I’m inclined to write an essay entitled why I don’t belong in community.

One that highlights my procrastination, especially where it pertains to yard work, chores and the like… Or my strange obsessions with how certain things are arranged on shelves or walls… Or how I like the pillows to be arranged in a particular way… Or how I walk on the sides closest to the walls of the stairs so as not to wear down (even more) the already worn down carpet in the middle of said stair… Or how any little crack in the house (like the new one where the base board is coming apart from the wall) grinds pulls on my brain like the San Andreas pulls California farther away from America… Or my great lack of cooking prowess that doesn't seem to bother me when I try to boss others around the communal kitchen... not to mention how these little OCD spurts cause my wife to smile at me sweetly no matter what she's really thinking... not to mention how my housemates (past, present and future) simply shake their head at my ridiculousness… and beyond the "small things," my inability to put others feelings and needs before my own, my recurring foot in mouth, my inability to comfront people, my inherently introverted nature, my shoes constantly left lying around, my saying my so much that you're probably sick of it...
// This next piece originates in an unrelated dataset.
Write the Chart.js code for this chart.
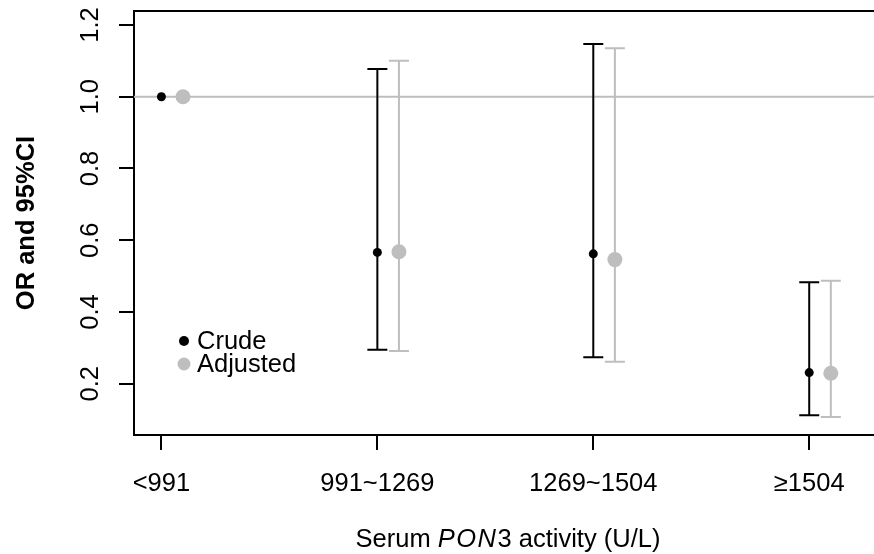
<!DOCTYPE html>
<html>
<head>
<meta charset="utf-8">
<script src="https://cdn.jsdelivr.net/npm/chart.js@4.4.1/dist/chart.umd.min.js"></script>
<style>
  html, body { margin: 0; padding: 0; background: #ffffff; overflow: hidden; }
  #wrap { width: 874px; height: 554px; position: relative; }
</style>
</head>
<body>
<div id="wrap"><canvas id="c"></canvas></div>
<script>
// ---------- data ----------
const categories = ['<991', '991~1269', '1269~1504', '\u22651504'];
const crudeOR = [1.000, 0.566, 0.562, 0.231];
const crudeLo = [null, 0.295, 0.274, 0.112];
const crudeHi = [null, 1.077, 1.147, 0.483];
const adjOR   = [1.000, 0.568, 0.546, 0.229];
const adjLo   = [null, 0.291, 0.261, 0.107];
const adjHi   = [null, 1.100, 1.135, 0.487];
const yTicks  = [0.2, 0.4, 0.6, 0.8, 1.0, 1.2];
const refValue = 1.0;

// ---------- styling / layout ----------
const FONT = "'Liberation Sans', Arial, Helvetica, sans-serif";
const FS = 25.5;
const GRAY = '#BEBEBE';
const ADJ_OFFSET = 0.1;
const CAP = 10;

const crudeData = crudeOR.map((v, i) => ({ x: i + 1, y: v }));
const adjData = adjOR.map((v, i) => ({ x: i + 1 + ADJ_OFFSET, y: v }));

const errorBars = {
  id: 'errorBars',
  beforeDatasetsDraw(chart) {
    const { ctx, chartArea, scales: { x, y } } = chart;
    ctx.save();
    // reference line
    ctx.strokeStyle = GRAY;
    ctx.lineWidth = 2;
    const ry = y.getPixelForValue(refValue);
    ctx.beginPath(); ctx.moveTo(chartArea.left, ry); ctx.lineTo(chartArea.right, ry); ctx.stroke();
    // top border
    ctx.strokeStyle = '#000'; ctx.lineWidth = 2;
    ctx.beginPath(); ctx.moveTo(chartArea.left - 1, chartArea.top); ctx.lineTo(chartArea.right, chartArea.top); ctx.stroke();
    const sets = [
      { data: crudeData, lo: crudeLo, hi: crudeHi, color: '#000000' },
      { data: adjData, lo: adjLo, hi: adjHi, color: GRAY }
    ];
    sets.forEach(s => {
      ctx.strokeStyle = s.color;
      ctx.lineWidth = 2;
      s.data.forEach((p, i) => {
        if (s.lo[i] == null || s.hi[i] == null) return;
        const px = x.getPixelForValue(p.x);
        const yl = y.getPixelForValue(s.lo[i]);
        const yh = y.getPixelForValue(s.hi[i]);
        ctx.beginPath();
        ctx.moveTo(px, yl); ctx.lineTo(px, yh);
        ctx.moveTo(px - CAP, yh); ctx.lineTo(px + CAP, yh);
        ctx.moveTo(px - CAP, yl); ctx.lineTo(px + CAP, yl);
        ctx.stroke();
      });
    });
    ctx.restore();
  },
  afterDraw(chart) {
    const { ctx, scales: { y } } = chart;
    ctx.save();
    ctx.fillStyle = '#000';
    ctx.font = FS + 'px ' + FONT;
    // rotated y tick labels
    yTicks.forEach(v => {
      const py = y.getPixelForValue(v);
      ctx.save();
      ctx.translate(98, py);
      ctx.rotate(-Math.PI / 2);
      ctx.textAlign = 'center';
      ctx.textBaseline = 'alphabetic';
      ctx.fillText(v.toFixed(1), 0, 0);
      ctx.restore();
    });
    // legend
    const ds = chart.data.datasets;
    const leg = [{ y: 341, r: 5 }, { y: 364, r: 6.5 }];
    ds.forEach((d, i) => {
      ctx.fillStyle = d.backgroundColor;
      ctx.beginPath(); ctx.arc(184, leg[i].y, leg[i].r, 0, Math.PI * 2); ctx.fill();
      ctx.fillStyle = '#000';
      ctx.textAlign = 'left';
      ctx.textBaseline = 'middle';
      ctx.fillText(d.label, 197, leg[i].y + 1);
    });
    // x axis title with italic gene name
    const parts = [
      { t: 'Serum ', it: false, gap: 0 },
      { t: 'P', it: true, gap: 1.5 },
      { t: 'O', it: true, gap: 1.5 },
      { t: 'N', it: true, gap: 1.5 },
      { t: '3 activity (U/L)', it: false, gap: 0 }
    ];
    let total = 0;
    parts.forEach(p => {
      ctx.font = (p.it ? 'italic ' : '') + FS + 'px ' + FONT;
      p.w = ctx.measureText(p.t).width + p.gap;
      total += p.w;
    });
    let cx = 508 - total / 2;
    ctx.textAlign = 'left';
    ctx.textBaseline = 'alphabetic';
    parts.forEach(p => {
      ctx.font = (p.it ? 'italic ' : '') + FS + 'px ' + FONT;
      ctx.fillText(p.t, cx, 547);
      cx += p.w;
    });
    ctx.restore();
  }
};

new Chart(document.getElementById('c'), {
  type: 'scatter',
  data: {
    datasets: [
      { label: 'Crude', data: crudeData, backgroundColor: '#000000', borderWidth: 0,
        pointRadius: 4.5, pointHoverRadius: 4.5 },
      { label: 'Adjusted', data: adjData, backgroundColor: GRAY, borderWidth: 0,
        pointRadius: 7.5, pointHoverRadius: 7.5 }
    ]
  },
  options: {
    responsive: true,
    maintainAspectRatio: false,
    animation: false,
    events: [],
    layout: { autoPadding: false, padding: { top: 11, left: 0, right: 0, bottom: 0 } },
    plugins: { legend: { display: false }, tooltip: { enabled: false } },
    scales: {
      x: {
        type: 'linear',
        min: 0.873,
        max: 4.30,
        afterBuildTicks: s => { s.ticks = categories.map((c, i) => ({ value: i + 1 })); },
        afterFit: s => { s.height = 119; s.paddingLeft = 0; s.paddingRight = 0; },
        ticks: {
          autoSkip: false, maxRotation: 0, minRotation: 0,
          color: '#000', padding: 19,
          font: { family: FONT, size: FS },
          callback: v => categories[Math.round(v) - 1]
        },
        grid: { drawOnChartArea: false, drawTicks: true, tickLength: 15, color: '#000', lineWidth: 2 },
        border: { display: true, color: '#000', width: 2 }
      },
      y: {
        type: 'linear',
        min: 0.057,
        max: 1.239,
        afterBuildTicks: s => { s.ticks = yTicks.map(v => ({ value: v })); },
        afterFit: s => { s.width = 134; s.paddingTop = 0; s.paddingBottom = 0; },
        ticks: { display: false },
        grid: { drawOnChartArea: false, drawTicks: true, tickLength: 15, color: '#000', lineWidth: 2 },
        border: { display: true, color: '#000', width: 2 },
        title: {
          display: true, text: 'OR and 95%CI', color: '#000',
          font: { family: FONT, size: FS, weight: 'bold', lineHeight: 1.2 },
          padding: { top: 11.7, bottom: 0 }
        }
      }
    }
  },
  plugins: [errorBars]
});
</script>
</body>
</html>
Not to mention how many people don’t need to know these little things about me. I mean, I’d rather they didn’t... but they just come out.

Oh well, I suppose I just wrote my "essay" (at least part of it). And it’s for all those reasons that I’m not inclined to live in community that makes me need (and love) it all the more.

2 Comments:

At 9:37 AM, Anonymous Anonymous said...

This just means you're normal.

It also is a dramatic evidence of your gene pool.

Sorry about that.

Mom can't stop laughing!
(because she loves it)

Dad

 
At 10:18 AM, Anonymous Anonymous said...

When I read this:
"...how I walk on the sides closest to the walls of the stairs so as not to wear down (even more) the already worn down carpet in the middle of said stair...."

I didn't know whether to laugh or say ouch, because I do exactly the same thing. I did laugh though.

Honesty here. Brutal. And good stuff. Yeah, living in community. Sucks sometimes. But I need it. It is essential to my growth. Truly.